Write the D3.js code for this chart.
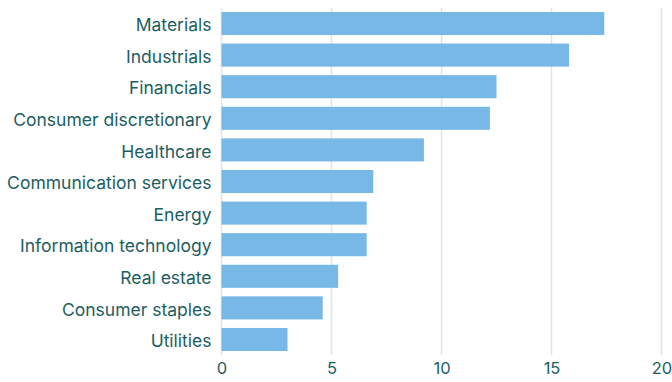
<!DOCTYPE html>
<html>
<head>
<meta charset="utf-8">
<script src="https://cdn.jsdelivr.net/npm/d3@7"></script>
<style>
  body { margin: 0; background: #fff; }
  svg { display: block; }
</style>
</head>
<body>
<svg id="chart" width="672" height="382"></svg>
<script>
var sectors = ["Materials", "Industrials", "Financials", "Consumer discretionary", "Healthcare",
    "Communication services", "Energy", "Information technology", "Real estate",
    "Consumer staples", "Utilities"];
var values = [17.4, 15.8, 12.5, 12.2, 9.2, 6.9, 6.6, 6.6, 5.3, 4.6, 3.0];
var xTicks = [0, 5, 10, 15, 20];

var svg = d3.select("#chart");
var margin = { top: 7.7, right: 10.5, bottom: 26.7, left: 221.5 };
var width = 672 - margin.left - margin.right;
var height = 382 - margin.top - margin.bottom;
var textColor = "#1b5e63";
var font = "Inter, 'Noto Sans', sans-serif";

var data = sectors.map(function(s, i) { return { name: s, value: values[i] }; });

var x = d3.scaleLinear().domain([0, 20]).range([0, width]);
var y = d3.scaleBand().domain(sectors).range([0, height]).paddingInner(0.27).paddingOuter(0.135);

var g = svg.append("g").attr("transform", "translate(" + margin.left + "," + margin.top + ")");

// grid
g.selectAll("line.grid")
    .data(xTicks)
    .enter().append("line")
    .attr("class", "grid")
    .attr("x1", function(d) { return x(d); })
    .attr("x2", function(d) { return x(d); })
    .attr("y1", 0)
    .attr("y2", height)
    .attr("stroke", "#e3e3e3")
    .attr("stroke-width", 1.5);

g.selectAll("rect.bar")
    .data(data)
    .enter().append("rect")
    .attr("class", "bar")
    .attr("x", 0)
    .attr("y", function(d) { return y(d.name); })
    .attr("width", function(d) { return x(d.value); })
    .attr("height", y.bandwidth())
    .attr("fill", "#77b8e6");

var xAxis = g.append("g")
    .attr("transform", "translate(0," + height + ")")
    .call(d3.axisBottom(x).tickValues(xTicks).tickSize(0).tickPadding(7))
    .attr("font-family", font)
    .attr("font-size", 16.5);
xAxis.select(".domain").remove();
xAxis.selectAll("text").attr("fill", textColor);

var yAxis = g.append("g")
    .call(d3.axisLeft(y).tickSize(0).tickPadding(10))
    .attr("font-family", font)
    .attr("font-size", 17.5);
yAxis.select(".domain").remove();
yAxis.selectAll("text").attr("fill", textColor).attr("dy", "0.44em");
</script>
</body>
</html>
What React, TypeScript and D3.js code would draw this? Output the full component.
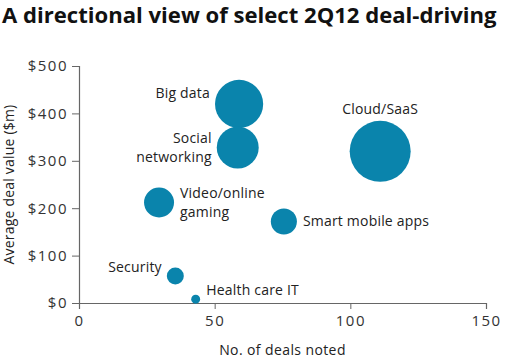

☆ ☆ ☆ ☆ ☆

Short task:
Print each entry shown above with exact wording and no pictures.

Solved exercise:
Write the D3.js code for this chart.
<!DOCTYPE html>
<html>
<head>
<meta charset="utf-8">
<script src="https://cdn.jsdelivr.net/npm/d3@7"></script>
<style>
  body { margin: 0; background: #fff; }
  svg { display: block; }
</style>
</head>
<body>
<svg id="chart" width="672" height="382"></svg>
<script>
var sectors = ["Materials", "Industrials", "Financials", "Consumer discretionary", "Healthcare",
    "Communication services", "Energy", "Information technology", "Real estate",
    "Consumer staples", "Utilities"];
var values = [17.4, 15.8, 12.5, 12.2, 9.2, 6.9, 6.6, 6.6, 5.3, 4.6, 3.0];
var xTicks = [0, 5, 10, 15, 20];

var svg = d3.select("#chart");
var margin = { top: 7.7, right: 10.5, bottom: 26.7, left: 221.5 };
var width = 672 - margin.left - margin.right;
var height = 382 - margin.top - margin.bottom;
var textColor = "#1b5e63";
var font = "Inter, 'Noto Sans', sans-serif";

var data = sectors.map(function(s, i) { return { name: s, value: values[i] }; });

var x = d3.scaleLinear().domain([0, 20]).range([0, width]);
var y = d3.scaleBand().domain(sectors).range([0, height]).paddingInner(0.27).paddingOuter(0.135);

var g = svg.append("g").attr("transform", "translate(" + margin.left + "," + margin.top + ")");

// grid
g.selectAll("line.grid")
    .data(xTicks)
    .enter().append("line")
    .attr("class", "grid")
    .attr("x1", function(d) { return x(d); })
    .attr("x2", function(d) { return x(d); })
    .attr("y1", 0)
    .attr("y2", height)
    .attr("stroke", "#e3e3e3")
    .attr("stroke-width", 1.5);

g.selectAll("rect.bar")
    .data(data)
    .enter().append("rect")
    .attr("class", "bar")
    .attr("x", 0)
    .attr("y", function(d) { return y(d.name); })
    .attr("width", function(d) { return x(d.value); })
    .attr("height", y.bandwidth())
    .attr("fill", "#77b8e6");

var xAxis = g.append("g")
    .attr("transform", "translate(0," + height + ")")
    .call(d3.axisBottom(x).tickValues(xTicks).tickSize(0).tickPadding(7))
    .attr("font-family", font)
    .attr("font-size", 16.5);
xAxis.select(".domain").remove();
xAxis.selectAll("text").attr("fill", textColor);

var yAxis = g.append("g")
    .call(d3.axisLeft(y).tickSize(0).tickPadding(10))
    .attr("font-family", font)
    .attr("font-size", 17.5);
yAxis.select(".domain").remove();
yAxis.selectAll("text").attr("fill", textColor).attr("dy", "0.44em");
</script>
</body>
</html>
What React, TypeScript and D3.js code would draw this? Output the full component.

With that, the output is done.